Ich war schon etwas panisch, weil ich ja noch etwas Essen sollte und auch morgen das Zimmer bezahlen muss. Peinlich, wenn ich kein Geld habe. Ich fuhr zu Opa. Das Heim war schon gesperrt. Eine Frau sperrte mir auf. Das heißt, sie bat mich aufzusperren, weil sie es nicht konnte. Ich läutete mehrmals. Einmal rief er, aber dann war es wieder ruhig. Die alte Dame kam vorbei und meinte „Der Herr Schaller geht schon früh schlafen. Der macht nicht mehr auf.“ So war auch diese Chance vertan. Dann ein neuer Versuch. Ich ging wieder zur Bank und versuchte es mit den Kreditkarten. Am Telefon war Hannelore und diktierte mir die Codes. Erst die dritte Karte funktionierte und spendete mir 200 Euro. Nun war ich wieder liquid.
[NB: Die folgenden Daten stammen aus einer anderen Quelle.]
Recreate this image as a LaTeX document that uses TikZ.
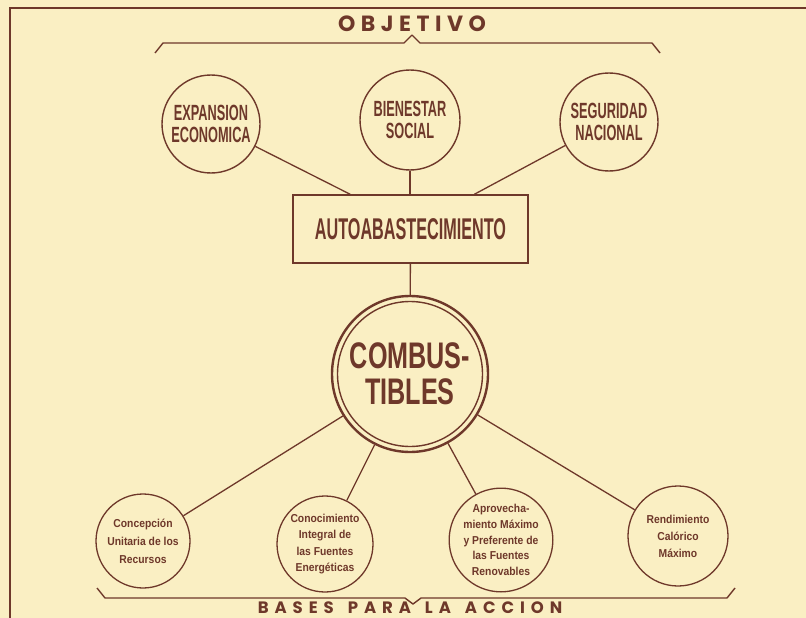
\documentclass[tikz,border=0pt]{standalone}
\usepackage{fontspec}
\setmainfont{Liberation Sans}
\newfontfamily\condfont{Liberation Sans}[FakeStretch=0.58]
\newfontfamily\boxfont{Liberation Sans}[FakeStretch=0.54]
\newfontfamily\combfont{Liberation Sans}[FakeStretch=0.68]
\newfontfamily\smallfont{Liberation Sans}[FakeStretch=0.9]
\newfontfamily\geofont{Poppins}[LetterSpace=25]
\newfontfamily\geofontb{Poppins}[LetterSpace=36]
\usetikzlibrary{calc}
\definecolor{ink}{RGB}{110,56,42}
\definecolor{paper}{RGB}{250,239,195}
\tikzset{
  goal/.style={circle, draw=ink, line width=1.4pt, minimum size=98pt, inner sep=0pt, align=center,
    text=ink, font=\condfont\bfseries\fontsize{22}{22}\selectfont},
  basecirc/.style={circle, draw=ink, line width=1.3pt, inner sep=0pt, align=center,
    text=ink, font=\smallfont\bfseries\fontsize{11.5}{16.5}\selectfont},
  link/.style={draw=ink, line width=1.3pt},
  brace/.style={draw=ink, line width=1.4pt, line join=round},
}
\begin{document}
\begin{tikzpicture}[x=1pt, y=-1pt]
\useasboundingbox (0,0) rectangle (806,618);
\fill[paper] (0,0) rectangle (806,618);
% frame
\draw[ink, line width=2pt] (10,618) -- (10,8) -- (806,8);

% title
\node[text=ink, font=\geofont\bfseries\fontsize{22}{22}\selectfont, anchor=base] (obj) at (412,32) {OBJETIVO};
\draw[brace] (155,53) -- (163,43) -- (404,43) -- (412,35) -- (420,43) -- (652,43) -- (660,53);

% goals
\node[goal] (exp) at (211,124) {EXPANSION\\ECONOMICA};
\node[goal, minimum size=100pt] (bien) at (410,120) {BIENESTAR\\SOCIAL};
\node[goal] (seg) at (609,122) {SEGURIDAD\\NACIONAL};

% box
\node[draw=ink, line width=1.4pt, minimum width=235pt, minimum height=68pt, inner sep=0pt,
  text=ink, font=\boxfont\bfseries\fontsize{30}{30}\selectfont] (box) at (410.5,229) {AUTOABASTECIMIENTO};

% combustibles
\node[circle, draw=ink, line width=2.4pt, minimum size=156pt, inner sep=0pt, align=center,
  text=ink, font=\combfont\bfseries\fontsize{37}{36}\selectfont] (comb) at (410,374) {COMBUS-\\TIBLES};
\draw[ink, line width=1.4pt] (comb.center) circle (72.5);

% bases
\node[basecirc, minimum size=94pt, font=\smallfont\bfseries\fontsize{11.5}{18}\selectfont] (conc) at (143,541) {Concepción\\Unitaria de los\\Recursos};
\node[basecirc, minimum size=96pt] (cono) at (325,544) {Conocimiento\\Integral de\\las Fuentes\\Energéticas};
\node[basecirc, minimum size=98pt, font=\smallfont\bfseries\fontsize{11.5}{15.7}\selectfont] (apro) at (501,540) {Aprovecha-\\miento Máximo\\y Preferente de\\las Fuentes\\Renovables};
\node[basecirc, minimum size=100pt, font=\smallfont\bfseries\fontsize{11.5}{17}\selectfont] (rend) at (678,536) {Rendimiento\\Calórico\\Máximo};

% connectors
\draw[link] (exp) -- ($(box.north west)!0.245!(box.north east)$);
\draw[link] (bien) -- (bien |- box.north);
\draw[link] (seg) -- ($(box.north west)!0.77!(box.north east)$);
\draw[link] (box) -- (comb);
\draw[link] (comb) -- (conc);
\draw[link] (comb) -- (cono);
\draw[link] (comb) -- (apro);
\draw[link] (comb) -- (rend);

% bottom brace and label
\draw[brace] (97,588) -- (105,598) -- (405,598) -- (413,604) -- (421,598) -- (727,598) -- (735,588);
\node[text=ink, font=\geofontb\bfseries\fontsize{16.5}{16.5}\selectfont, anchor=base, inner sep=1pt] (bases) at (410,613)
  {BASES\hspace{14pt}PARA\hspace{14pt}LA\hspace{14pt}ACCION};
\end{tikzpicture}
\end{document}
Nun konnte ich auch essen gehen.
Nach dem Abendessen im Gasthaus Elefant, gleich gegenüber von meiner Pension ging ich noch zum Heurigen. Der Besitzer ist ein Schwede. Er hat hier in einen alteingesessenen Steiner Hauer-betrieb eingeheiratet. Alle waren damals skeptisch. Er hat sich aber gut eingelebt. Seine Töchter sind alle blond und servieren. Der Wein ist sehr gut. Es gab zwei verschiedene Riesling, wobei einer 1,5 und der andere 3,5 Euro kostete. Ich fragte den Unterschied. Es war ein Herumgerede. Ich bestellte zuerst den billigen, der ausgezeichnet schmeckte. Einer der besten, den ich heuer getrunken habe. Dann bestellte ich den teureren. Der war auch sehr gut und sehr voll, aber er hatte nicht die Leichtigkeit des ersten. Da ich im Gasthaus schon ein Krügerl Bier getrunken hatte ging ich beschwingt nach Hause. Jetzt musste ich den Hintereingang nehmen. Das Haupttor war schon zugesperrt, beziehungsweise der Schlüssel in der Lucke war eingezogen.
Ich schrieb noch am iPad. Als ich mir aber durch ein Versehen dann den Großteil wieder löschte, oder dieser verschwand, schloss ich die Arbeit um nicht noch mehr zu zerstören und ging ins Bett.